2 1/2 cups all-purpose flour
2 teaspoons sugar
2 teaspoons baking powder
1 teaspoon salt
1/2 teaspoon baking soda
1/2 teaspoon cream of tartar
2 tablespoons cold unsalted butter, cut into 1/2-inch pieces
1 cup well-shaken buttermilk
1 large egg, beaten
Vegetable oil for greasing
Equipment: a large griddle (preferably cast-iron) or a 10-inch cast-iron skillet

Steps:

  • Whisk together flour, sugar, baking powder, salt, baking soda, and cream of tartar in a large bowl, then blend in butter with your fingertips or a pastry blender until mixture resembles coarse meal. Stir in buttermilk and egg with a fork just until a soft dough forms.
  • Turn out dough onto a lightly floured surface. With lightly floured hands, divide dough into thirds and knead each piece 3 or 4 times. Pat each piece into a 6-inch round (1/2 inch thick), then cut each round into 4 wedges.
  • Heat griddle over low heat until hot, then lightly oil.

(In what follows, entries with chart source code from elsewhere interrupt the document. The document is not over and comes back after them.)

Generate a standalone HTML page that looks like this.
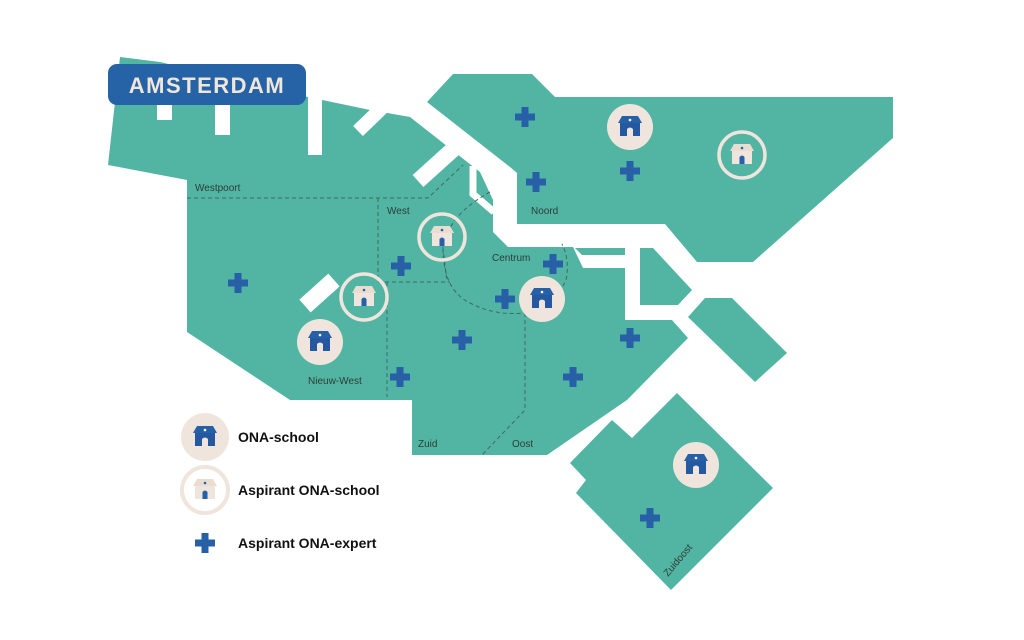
<!DOCTYPE html>
<html><head><meta charset="utf-8"><style>
html,body{margin:0;padding:0;background:#fff;width:1024px;height:640px;overflow:hidden}
svg{display:block}
</style></head><body>
<svg width="1024" height="640" viewBox="0 0 1024 640" xmlns="http://www.w3.org/2000/svg" font-family="Liberation Sans, sans-serif">
<defs>
<g id="hb">
<path d="M-12,-4 L-8,-11 L8,-11 L12,-4 Z" fill="#2860a8"/>
<rect x="-10" y="-4" width="20" height="13" fill="#2458a0"/>
<path d="M-3,9 L-3,2 Q0,-1 3,2 L3,9 Z" fill="#efe5dc"/>
<circle cx="0" cy="-7" r="1.3" fill="#fff"/>
</g>
<g id="ha">
<path d="M-12,-4 L-8,-11 L8,-11 L12,-4 Z" fill="#e8ddd0"/>
<rect x="-10" y="-4" width="20" height="13" fill="#efe5dc"/>
<path d="M-2.5,9 L-2.5,2 Q0,-1 2.5,2 L2.5,9 Z" fill="#2860a8"/>
<circle cx="0" cy="-7" r="1.3" fill="#2860a8"/>
</g>
<path id="pl" d="M-3.5,-10 h7 v6.5 h6.5 v7 h-6.5 v6.5 h-7 v-6.5 h-6.5 v-7 h6.5 z" fill="#2860a8"/>
</defs>
<g fill="#52b5a3">
<polygon points="120,57 160,62 308,97 370,110 410,117 480,172 493,200 493,232 508,247 573,247 583,268 625,268 625,320 672,320 688,338 627,400 547,455 412,455 412,400 290,400 187,332 187,180 108,165"/>
<polygon points="427,102 453,74 532,74 555,97 893,97 893,138 753,262 697,262 665,224 517,224 517,173 510,167"/>
<polygon points="575,248 625,248 625,255 582,255"/>
<polygon points="640,248 653,248 692,290 678,305 640,305"/>
<polygon points="705,298 732,298 787,353 755,382 688,317"/>
<polygon points="570,463 612,420 632,438 677,393 773,488 671,590 576,493 586,480"/>
</g>
<g fill="#fff">
<rect x="157" y="100" width="15" height="20"/>
<rect x="215" y="100" width="15" height="35"/>
<rect x="308" y="95" width="14" height="60"/>
</g>
<g stroke="#fff" fill="none" stroke-linecap="butt">
<line x1="358" y1="131" x2="386" y2="104" stroke-width="14"/>
<line x1="418" y1="181" x2="459" y2="144" stroke-width="16"/>
<polyline points="473,166 473,194 494,212" stroke-width="7"/>
<line x1="305" y1="306" x2="334" y2="280" stroke-width="17"/>
</g>
<g stroke="#3d6a60" stroke-width="1" stroke-dasharray="4,3" fill="none">
<polyline points="187,198 428,198 463,165"/>
<polyline points="378,198 378,282 450,282"/>
<line x1="387" y1="282" x2="387" y2="397"/>
<path d="M490,192 Q448,215 443,248 Q443,290 470,303 Q495,316 525,313 Q555,305 566,280 Q570,260 562,244"/>
<line x1="442" y1="240" x2="447" y2="282"/>
<polyline points="525,313 525,410 482,455"/>
</g>
<rect x="108" y="64" width="198" height="41" rx="9" fill="#2563a6"/>
<text x="207" y="93" text-anchor="middle" font-size="22" font-weight="bold" fill="#f0e6da" letter-spacing="1.5">AMSTERDAM</text>
<g font-size="10" fill="#2c3d38">
<text x="195" y="191">Westpoort</text>
<text x="387" y="214">West</text>
<text x="531" y="214">Noord</text>
<text x="492" y="261">Centrum</text>
<text x="308" y="384">Nieuw-West</text>
<text x="418" y="447">Zuid</text>
<text x="512" y="447">Oost</text>
<text x="0" y="0" transform="translate(668,577) rotate(-50)">Zuidoost</text>
</g>
<g>
<circle cx="630" cy="127" r="23" fill="#efe5dc"/><use href="#hb" x="630" y="127"/>
<circle cx="320" cy="342" r="23" fill="#efe5dc"/><use href="#hb" x="320" y="342"/>
<circle cx="542" cy="299" r="23" fill="#efe5dc"/><use href="#hb" x="542" y="299"/>
<circle cx="696" cy="465" r="23" fill="#efe5dc"/><use href="#hb" x="696" y="465"/>
<circle cx="742" cy="155" r="23" fill="none" stroke="#efe5dc" stroke-width="3.5"/><use href="#ha" x="742" y="155"/>
<circle cx="442" cy="237" r="23" fill="none" stroke="#efe5dc" stroke-width="3.5"/><use href="#ha" x="442" y="237"/>
<circle cx="364" cy="297" r="23" fill="none" stroke="#efe5dc" stroke-width="3.5"/><use href="#ha" x="364" y="297"/>
</g>
<g>
<use href="#pl" x="525" y="117"/><use href="#pl" x="536" y="182"/><use href="#pl" x="630" y="171"/>
<use href="#pl" x="238" y="283"/><use href="#pl" x="401" y="266"/><use href="#pl" x="553" y="264"/>
<use href="#pl" x="505" y="299"/><use href="#pl" x="462" y="340"/><use href="#pl" x="400" y="377"/>
<use href="#pl" x="573" y="377"/><use href="#pl" x="630" y="338"/><use href="#pl" x="650" y="518"/>
</g>
<circle cx="205" cy="437" r="24" fill="#efe5dc"/><use href="#hb" x="205" y="437"/>
<circle cx="205" cy="490" r="23" fill="#fff" stroke="#efe5dc" stroke-width="4"/><use href="#ha" x="205" y="490"/>
<use href="#pl" x="205" y="543"/>
<g font-size="14" font-weight="bold" fill="#111">
<text x="238" y="442">ONA-school</text>
<text x="238" y="495">Aspirant ONA-school</text>
<text x="238" y="548">Aspirant ONA-expert</text>
</g>
</svg>
</body></html>
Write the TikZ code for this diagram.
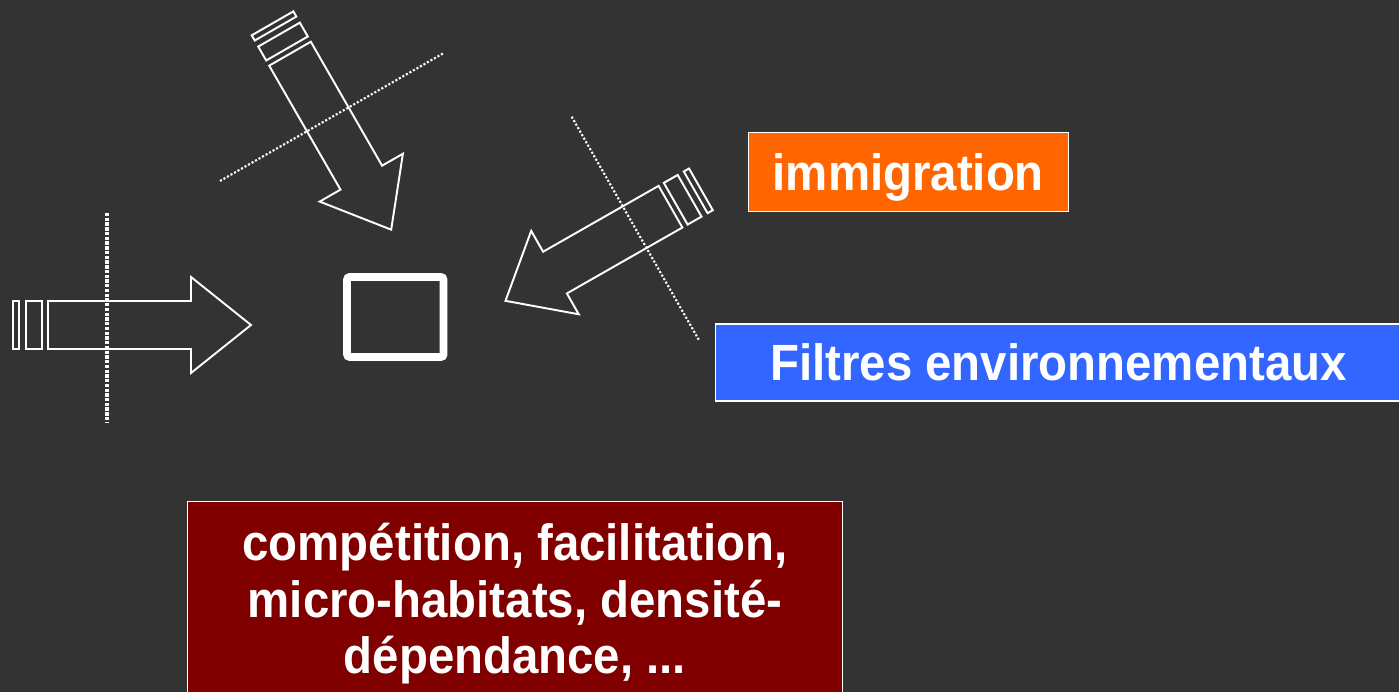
\documentclass[tikz,border=0pt]{standalone}
\usepackage{fontspec}
\usepackage{xcolor}
\usepackage{tikz}
\usetikzlibrary{positioning}
\newfontfamily\boxfont{Liberation Sans}[FakeStretch=0.93]
\definecolor{bgdark}{HTML}{333333}
\definecolor{immorange}{HTML}{FF6600}
\definecolor{filtblue}{HTML}{3366FF}
\definecolor{bioticred}{HTML}{800000}
% outline arrow with two filter bars behind it: shaft length, head length
\newcommand{\sieveArrow}[2]{%
  \draw[arrowline] (0,-24) -- (#1,-24) -- (#1,-48) -- ({#1+#2},0) -- (#1,48) -- (#1,24) -- (0,24) -- cycle;
  \draw[arrowline] (-22,-24) rectangle (-6,24);
  \draw[arrowline] (-35,-24) rectangle (-29,24);
}

\begin{document}
\begin{tikzpicture}[x=0.02cm, y=-0.02cm,
  every node/.style={font=\boxfont\bfseries\fontsize{29pt}{32.2pt}\selectfont, text=white},
  labelbox/.style={draw=white, line width=0.6pt, inner sep=0pt, text height=20.5pt, text depth=0pt},
  arrowline/.style={draw=white, line width=1.1pt},
  filterline/.style={white, line width=1.2pt, dash pattern=on 1.2pt off 1.1pt}]
  \useasboundingbox (0,0) rectangle (1399,692);
  \clip (0,0) rectangle (1399,692);
  \fill[bgdark] (0,0) rectangle (1399,692);

  % arrows towards the site
  \begin{scope}[shift={(48,325)}]
    \sieveArrow{143}{60}
  \end{scope}
  \begin{scope}[shift={(290,53.7)}, rotate=-60.1]
    \sieveArrow{143}{60}
  \end{scope}
  \begin{scope}[shift={(670.5,206.7)}, rotate=209.7]
    \sieveArrow{133}{57}
  \end{scope}

  % filters crossing the arrows
  \draw[white, line width=1.9pt, dash pattern=on 1.9pt off 0.8pt] (107,213) -- (107,422);
  \draw[filterline] (220,181) -- (443.3,53.3);
  \draw[filterline] (571.7,116.7) -- (699.3,340.7);

  \node[draw=white, line width=4.4pt, minimum width=1.93cm, minimum height=1.6cm,
    rounded corners=1.5pt, inner sep=0pt] (site) at (395.3,317) {};

  \node[labelbox, fill=immorange, minimum width=6.4cm, minimum height=1.588cm] (immig) at (908.3,172) {immigration};
  \node[labelbox, fill=filtblue, minimum width=13.74cm, minimum height=1.54cm] (filters) at (1058.5,362.5) {Filtres environnementaux};

  \node[draw=white, line width=0.6pt, fill=bioticred, minimum width=13.12cm, minimum height=4.8cm,
    anchor=north] (bioticbox) at (515,500.5) {};
  \node[align=center, inner sep=0pt, anchor=north] (biotic) at (515,523)
    {compétition, facilitation,\\ micro-habitats, densité-\\ dépendance, ...};
\end{tikzpicture}
\end{document}
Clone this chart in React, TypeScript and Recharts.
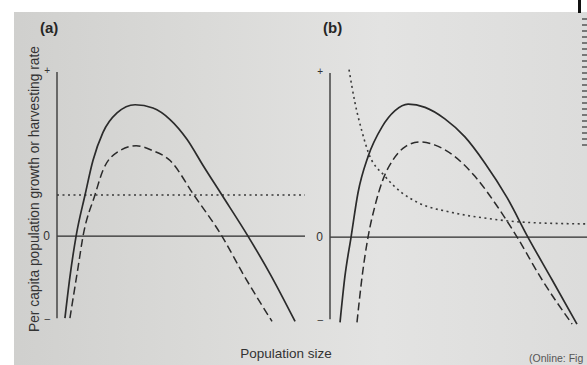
import { ComposedChart, Line, XAxis, YAxis, ReferenceLine } from "recharts";

type Pt = { x: number; y: number };

// y axis only has three marks: "+", "0" and "-"
const yTicks = [-0.5, 0, 1];
const tickText = (v: number) => (v > 0 ? "+" : v < 0 ? "–" : "0");

// (a) constant harvest
const growthA: Pt[] = [
  { x: 0.32, y: -0.5 }, { x: 0.52, y: -0.25 }, { x: 0.77, y: 0 }, { x: 1.13, y: 0.25 },
  { x: 1.45, y: 0.46 }, { x: 1.85, y: 0.63 }, { x: 2.42, y: 0.75 }, { x: 3.15, y: 0.8 },
  { x: 3.87, y: 0.78 }, { x: 4.56, y: 0.71 }, { x: 5.24, y: 0.59 }, { x: 5.89, y: 0.43 },
  { x: 6.65, y: 0.25 }, { x: 7.7, y: 0 }, { x: 8.59, y: -0.23 }, { x: 9.6, y: -0.52 },
];
const netGrowthA: Pt[] = [
  { x: 0.52, y: -0.5 }, { x: 0.85, y: -0.19 }, { x: 1.05, y: 0 }, { x: 1.53, y: 0.25 },
  { x: 1.85, y: 0.4 }, { x: 2.42, y: 0.51 }, { x: 3.19, y: 0.55 }, { x: 3.87, y: 0.52 },
  { x: 4.56, y: 0.46 }, { x: 5.52, y: 0.25 }, { x: 6.65, y: 0 },
  { x: 7.5, y: -0.23 }, { x: 8.67, y: -0.52 },
];
const harvestA: Pt[] = [
  { x: 0, y: 0.25 }, { x: 10, y: 0.25 },
];

// (b) harvest falling with population size
const growthB: Pt[] = [
  { x: 0.39, y: -0.52 }, { x: 0.58, y: -0.24 }, { x: 0.82, y: 0 }, { x: 1.09, y: 0.27 },
  { x: 1.48, y: 0.49 }, { x: 2.02, y: 0.67 }, { x: 2.53, y: 0.77 }, { x: 3.04, y: 0.81 },
  { x: 3.7, y: 0.79 }, { x: 4.47, y: 0.72 }, { x: 5.25, y: 0.61 }, { x: 6.03, y: 0.45 },
  { x: 6.89, y: 0.24 }, { x: 7.7, y: 0 }, { x: 8.64, y: -0.26 }, { x: 9.61, y: -0.53 },
];
const netGrowthB: Pt[] = [
  { x: 1.05, y: -0.52 }, { x: 1.25, y: -0.24 }, { x: 1.48, y: 0 }, { x: 1.75, y: 0.19 },
  { x: 2.06, y: 0.35 }, { x: 2.45, y: 0.47 }, { x: 2.92, y: 0.55 }, { x: 3.5, y: 0.58 },
  { x: 4.09, y: 0.56 }, { x: 4.86, y: 0.49 }, { x: 5.64, y: 0.37 }, { x: 6.54, y: 0.18 },
  { x: 7.28, y: 0 }, { x: 8.25, y: -0.26 }, { x: 9.42, y: -0.53 },
];
const harvestB: Pt[] = [
  { x: 0.74, y: 1.02 }, { x: 0.97, y: 0.82 }, { x: 1.25, y: 0.64 }, { x: 1.48, y: 0.52 },
  { x: 2.14, y: 0.37 }, { x: 2.8, y: 0.27 }, { x: 3.42, y: 0.21 }, { x: 4.75, y: 0.15 },
  { x: 6.3, y: 0.11 }, { x: 7.59, y: 0.09 }, { x: 10, y: 0.08 },
];

const INK = "#2b2b2b";
const FONT = "'Liberation Sans', Arial, sans-serif";

const renderTick = (props: any) => {
  const { x, y, payload } = props;
  const label = tickText(payload.value);
  const size = label === "0" ? 12 : 10;
  return (
    <text x={x} y={y} dy={label === "+" ? 2 : 4} textAnchor="end" fontSize={size} fill="#333" fontFamily={FONT}>
      {label}
    </text>
  );
};

type PanelProps = {
  width: number;
  margin: { top: number; right: number; bottom: number; left: number };
  growth: Pt[];
  netGrowth: Pt[];
  harvest: Pt[];
  harvestType: "linear" | "monotone";
};

function Panel({ width, margin, growth, netGrowth, harvest, harvestType }: PanelProps) {
  return (
    <ComposedChart width={width} height={365} margin={margin}>
      <XAxis dataKey="x" type="number" domain={[0, 10]} hide allowDuplicatedCategory={false} />
      <YAxis
        type="number"
        domain={[-0.56, 1.03]}
        allowDataOverflow
        ticks={yTicks}
        width={20}
        axisLine={false}
        tickLine={false}
        tickSize={5}
        tick={renderTick}
      />
      <ReferenceLine y={0} stroke={INK} strokeWidth={1.3} />
      <ReferenceLine
        segment={[{ x: 0, y: -0.5 }, { x: 0, y: 1 }]}
        stroke="#444"
        strokeWidth={1.5}
      />
      <Line data={harvest} dataKey="y" type={harvestType} stroke="#3a3a3a" strokeWidth={1.6}
        strokeDasharray="2 3.5" dot={false} isAnimationActive={false} />
      <Line data={netGrowth} dataKey="y" type="monotone" stroke={INK} strokeWidth={1.5}
        strokeDasharray="8 4" dot={false} isAnimationActive={false} />
      <Line data={growth} dataKey="y" type="monotone" stroke={INK} strokeWidth={1.7}
        dot={false} isAnimationActive={false} />
    </ComposedChart>
  );
}

export default function App() {
  return (
    <div
      style={{
        position: "fixed",
        left: 0,
        top: 0,
        width: 587,
        height: 365,
        overflow: "hidden",
        background: "linear-gradient(90deg, #cfcfcd 0%, #dadad8 35%, #e3e3e2 65%, #dcdcdb 100%)",
        fontFamily: FONT,
      }}
    >
      {/* white paper edges of the photo */}
      <div style={{ position: "absolute", left: 0, top: 0, width: 587, height: 12, background: "#fff" }} />
      <div style={{ position: "absolute", left: 0, top: 0, width: 14, height: 365, background: "#fff" }} />
      <div style={{ position: "absolute", left: 578, top: 0, width: 3, height: 13, background: "#111" }} />
      <div
        style={{
          position: "absolute", left: 582, top: 18, width: 5, height: 128,
          background: "repeating-linear-gradient(180deg, #777 0 2px, #ddd 2px 6px)",
        }}
      />

      <div style={{ position: "absolute", left: 0, top: 0 }}>
        <Panel width={305} margin={{ top: 67, right: 0, bottom: 37, left: 37 }}
          growth={growthA} netGrowth={netGrowthA} harvest={harvestA} harvestType="linear" />
      </div>
      <div style={{ position: "absolute", left: 305, top: 0 }}>
        <Panel width={282} margin={{ top: 68, right: 0, bottom: 36, left: 5 }}
          growth={growthB} netGrowth={netGrowthB} harvest={harvestB} harvestType="monotone" />
      </div>

      <div style={{ position: "absolute", left: 40, top: 19, fontSize: 15, fontWeight: 600, color: "#262626" }}>(a)</div>
      <div style={{ position: "absolute", left: 323, top: 19, fontSize: 15, fontWeight: 600, color: "#262626" }}>(b)</div>
      <div
        style={{
          position: "absolute", left: 34, top: 189, width: 320, marginLeft: -160, textAlign: "center",
          transform: "translateY(-50%) rotate(-90deg)", fontSize: 13.8, color: "#333", whiteSpace: "nowrap",
        }}
      >
        Per capita population growth or harvesting rate
      </div>
      <div style={{ position: "absolute", left: 236, top: 346, width: 100, textAlign: "center", fontSize: 13.5, color: "#333", whiteSpace: "nowrap" }}>
        Population size
      </div>
      <div style={{ position: "absolute", left: 529, top: 352, fontSize: 10.5, color: "#555", whiteSpace: "nowrap" }}>
        (Online: Fig
      </div>
    </div>
  );
}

  • Working in 2 batches, dust each wedge of dough with flour, patting off excess, then cook over low heat, undisturbed, 3 minutes. Increase heat to medium-low and cook until puffed and undersides are golden-brown, 3 to 5 minutes more. Turn scones over and cook until undersides are golden-brown, 6 to 8 minutes (watch closely; move scones and adjust heat as needed so they cook through without burning). Turn scones on edges and cook until golden-brown, about 1 minute per edge. Cut one scone open to check for doneness.
  • Transfer to a rack and cool to warm. (Lightly oil griddle between batches.)